Sergeant Passes on Knowledge to Marines Before Departing Corps

13 Jan 2004 | Sgt. Mark P. Ledesma 13th Marine Expeditionary Unit

Military service members currently serving in operations around the world have shown their commitment to their country by honorably fulfilling their service terms. Since the Global War on Terrorism began, many have taken their commitments further by extending their enlistment contracts.  Several Marines currently deployed with the 13th Marine Expeditionary Unit (Special Operations Capable) have shown the same type of dedication by extending their service in the Corps in order to complete the MEU’s Western Pacific 03-2 deployment.

Sgt. Philip P. Mitchell, squad leader, 3rd Squad, 2nd Section, Combined Anti-Armor Team (CAAT) Platoon, Weapons Company, Battalion Landing Team 1/1, is one of those Marines.  He extended his original contract five months past his active-duty termination date of Feb. 14, 2004. The MEU is currently scheduled to return to Camp Pendleton, Calif., at the end of April. 

“We all got together as a group,” he said.  “All the NCOs (noncommissioned officers) decided we all started this together and we’re all going to finish it together.”

According to Mitchell, it was a chance for him to participate in another real-world mission and do whatever his country asked of him.  On Sept. 11, 2001, Mitchell was deployed with the 15th MEU.

“We were actually at Darwin, Australia when it happened,” he said.

Mitchell recalls being sent to Afghanistan shortly after the terrorist attacks.  There he participated in the furthest land advancement the Marine Corps ever conducted from the sea.  To reach Afghanistan the Marines were flown in more than 370 miles by helicopters.

“It was a wonderful feeling,” he said, “that you were part of a unit that got to go in and make your presence known.”

According to Mitchell, another reason for his extension was he didn’t want to leave his junior Marines behind.  Before the MEU’s deployment, many of the senior NCOs in his unit were getting ready to get out.

“We (NCOs) have the utmost confidence in our junior Marines,” he said, “but if all of us all left at once, it would have been like walking away from them.  I’m in a squad leader billet and (leaving them) would have been like letting them hang out to dry.”

According to Mitchell, he wanted to make sure his Marines were trained properly before he ended his enlistment.

“When I leave here I want them to be proficient, accurate and effective machine gunners,” he said. “I want them to know the machine guns inside and out.”

According to Sgt. Kristopher A. Puffer, vehicle commander, 3rd squad, 2nd Section, CAAT Platoon, Mitchell is very knowledgeable and handles his role as a squad leader very well.

“As far as dealing with junior Marines, he encourages them and teaches them the knowledge that he has,” said Puffer, who has known Mitchell for six months. “Every time I turn around he’s teaching them something new and tries to set the example for them.”

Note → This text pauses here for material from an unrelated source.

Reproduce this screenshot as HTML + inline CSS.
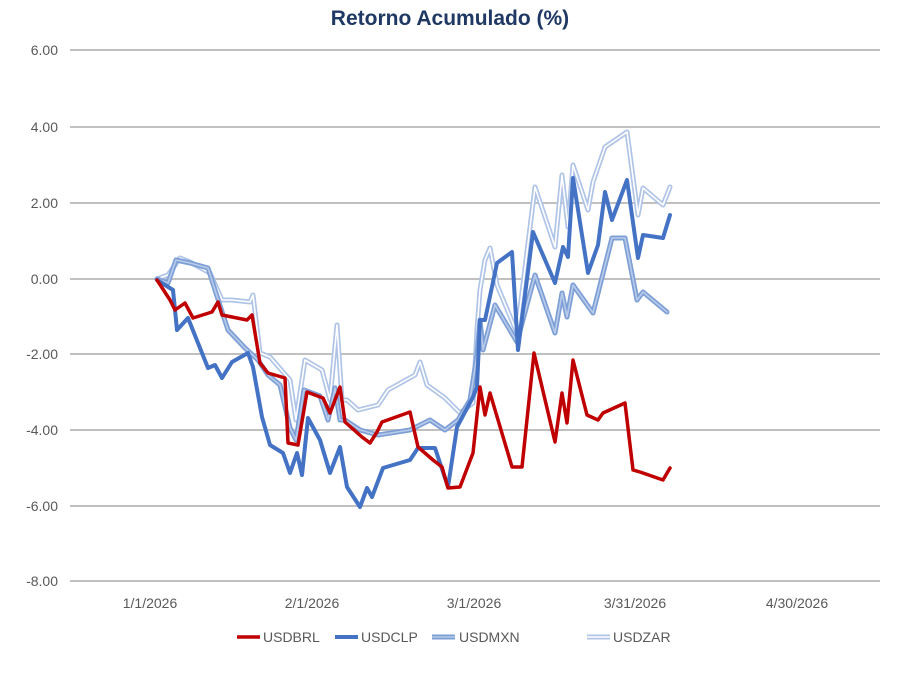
<!DOCTYPE html>
<html><head><meta charset="utf-8"><style>
body{margin:0;background:#fff;width:900px;height:669px;overflow:hidden}
svg text{font-family:"Liberation Sans",Arial,sans-serif}
</style></head><body>
<svg width="900" height="669" viewBox="0 0 900 669">
<text x="450" y="25" text-anchor="middle" font-size="21" font-weight="bold" fill="#1f3864">Retorno Acumulado (%)</text>
<g stroke="#c0c0c0" stroke-width="2">
<line x1="70" y1="50" x2="880" y2="50"/><line x1="70" y1="127" x2="880" y2="127"/>
<line x1="70" y1="203" x2="880" y2="203"/><line x1="70" y1="279" x2="880" y2="279"/>
<line x1="70" y1="354" x2="880" y2="354"/><line x1="70" y1="430" x2="880" y2="430"/>
<line x1="70" y1="506" x2="880" y2="506"/><line x1="70" y1="581" x2="880" y2="581"/>
</g>
<g font-size="14" fill="#595959" text-anchor="end">
<text x="58" y="55">6.00</text><text x="58" y="132">4.00</text><text x="58" y="208">2.00</text>
<text x="58" y="284">0.00</text><text x="58" y="359">-2.00</text><text x="58" y="435">-4.00</text>
<text x="58" y="511">-6.00</text><text x="58" y="586">-8.00</text>
</g>
<g font-size="14" fill="#595959" text-anchor="middle">
<text x="150" y="608">1/1/2026</text><text x="312" y="608">2/1/2026</text><text x="474" y="608">3/1/2026</text>
<text x="635" y="608">3/31/2026</text><text x="797" y="608">4/30/2026</text>
</g>
<g fill="none" stroke-linejoin="round" stroke-linecap="round">
<polyline stroke="#afc4e6" stroke-width="5" points="157,279 168,275 180,258 190,262 210,273 222,300 232,300 250,302 253,295 260,353 270,357 290,380 296,420 305,360 322,370 330,400 337,325 342,400 347,400 358,410 378,405 388,390 415,375 420,362 427,385 445,398 460,413 473,403 477,330 480,290 485,260 490,248 497,285 517,333 535,187 555,247 562,175 568,227 573,165 588,210 593,182 605,147 627,132 638,215 643,188 663,205 670,187"/>
<polyline stroke="#ffffff" stroke-width="1.6" points="157,279 168,275 180,258 190,262 210,273 222,300 232,300 250,302 253,295 260,353 270,357 290,380 296,420 305,360 322,370 330,400 337,325 342,400 347,400 358,410 378,405 388,390 415,375 420,362 427,385 445,398 460,413 473,403 477,330 480,290 485,260 490,248 497,285 517,333 535,187 555,247 562,175 568,227 573,165 588,210 593,182 605,147 627,132 638,215 643,188 663,205 670,187"/>
<polyline stroke="#7d9fd6" stroke-width="5" points="157,279 168,283 176,260 190,263 208,268 215,290 228,330 245,348 258,360 268,375 280,385 290,428 296,440 304,390 320,396 328,420 335,388 340,420 345,420 360,430 378,435 410,430 430,420 445,430 458,420 470,400 477,355 480,320 483,350 495,305 517,342 535,275 555,333 562,293 567,317 573,285 593,313 612,238 625,238 637,300 643,292 667,312"/>
<polyline stroke="#b8cbea" stroke-width="1.6" points="157,279 168,283 176,260 190,263 208,268 215,290 228,330 245,348 258,360 268,375 280,385 290,428 296,440 304,390 320,396 328,420 335,388 340,420 345,420 360,430 378,435 410,430 430,420 445,430 458,420 470,400 477,355 480,320 483,350 495,305 517,342 535,275 555,333 562,293 567,317 573,285 593,313 612,238 625,238 637,300 643,292 667,312"/>
<polyline stroke="#4472c4" stroke-width="4" points="157,280 173,290 177,330 188,318 208,368 215,365 222,378 232,362 248,353 253,367 262,417 270,445 283,453 290,473 297,453 302,475 308,418 320,440 330,473 340,447 347,487 360,507 367,488 372,497 383,468 410,460 418,448 435,448 448,487 457,427 473,397 477,387 480,320 485,320 497,263 512,252 518,350 533,232 555,283 563,247 568,257 573,178 588,273 598,245 605,192 612,220 627,180 638,258 643,235 663,238 670,215"/>
<polyline stroke="#c00000" stroke-width="3.5" points="157,280 170,300 175,310 185,303 193,318 212,312 218,302 222,315 247,320 252,315 260,363 268,373 285,378 288,443 298,445 307,392 323,398 330,413 340,387 345,422 362,437 370,443 377,432 382,422 410,412 418,447 433,460 442,467 448,488 460,487 473,453 480,387 485,415 490,393 512,467 522,467 534,353 555,442 562,393 567,423 573,360 587,415 598,420 603,413 625,403 633,470 640,472 663,480 670,468"/>
</g>
<g font-size="14" fill="#595959">
<line x1="237" y1="637" x2="260" y2="637" stroke="#c00000" stroke-width="3.5"/><text x="263" y="642">USDBRL</text>
<line x1="335" y1="637" x2="358" y2="637" stroke="#4472c4" stroke-width="4"/><text x="361" y="642">USDCLP</text>
<line x1="432" y1="637" x2="455" y2="637" stroke="#7d9fd6" stroke-width="5"/><line x1="432" y1="637" x2="455" y2="637" stroke="#b8cbea" stroke-width="1.6"/><text x="459" y="642">USDMXN</text>
<line x1="587" y1="637" x2="610" y2="637" stroke="#afc4e6" stroke-width="5"/><line x1="587" y1="637" x2="610" y2="637" stroke="#fff" stroke-width="1.6"/><text x="613" y="642">USDZAR</text>
</g>
</svg>
</body></html>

Mitchell has enjoyed and loved his service in the Marine Corps, but it’s time for him to move on, he said.

“It’s time for me to get out,” said Mitchell. “I want to finish school.”

Before enlisting, Mitchell was enrolled in Auburn University, Ala.  He was on his fourth year of college when he decided to join.

According to Mitchell, the main reason he joined the Corps was to add his experience in the Marines to his job résumé.  He plans is to follow in his father’s footsteps by joining the Federal Bureau of Investigation.

His time served in the Corps polished some rough edges in his character, he said.

“It was a chance for me to mature,” said Mitchell. “You just naturally evolve into a better person because you have that discipline in you.”

“You may not display it all the time, but you have it instilled in you when you have to use it,” he said.  “Whether guys get out as a corporal or a lance corporal they still grow, whether they believe it or not.”

Though he plans on departing the Corps, Mitchell still encourages many of his younger Marines to stay in.

“I encourage these guys, if they love it, to stay in,” he said. “If there weren’t those Marines who loved it and stayed in, there wouldn’t be a Marine Corps.”

When he gets out, Mitchell said, he will miss his Marines the most. 

“You get attached to them,” he said. “I have two wonderful Marines assigned to me in my truck.  Everything I taught them, they’ve taken and run with it.  If anything was to happen to me, I can trust them to step up and take control of the situation.”

According to Staff Sgt. Lane R. Taylor, section leader, 2nd Section, CAAT Platoon, Mitchell has been a great asset to the platoon.

“He’s done great things for us,” he said. “We look forward seeing the product (of Marines) he has been a part of on the next deployment. I wish he would reenlist and stay in.”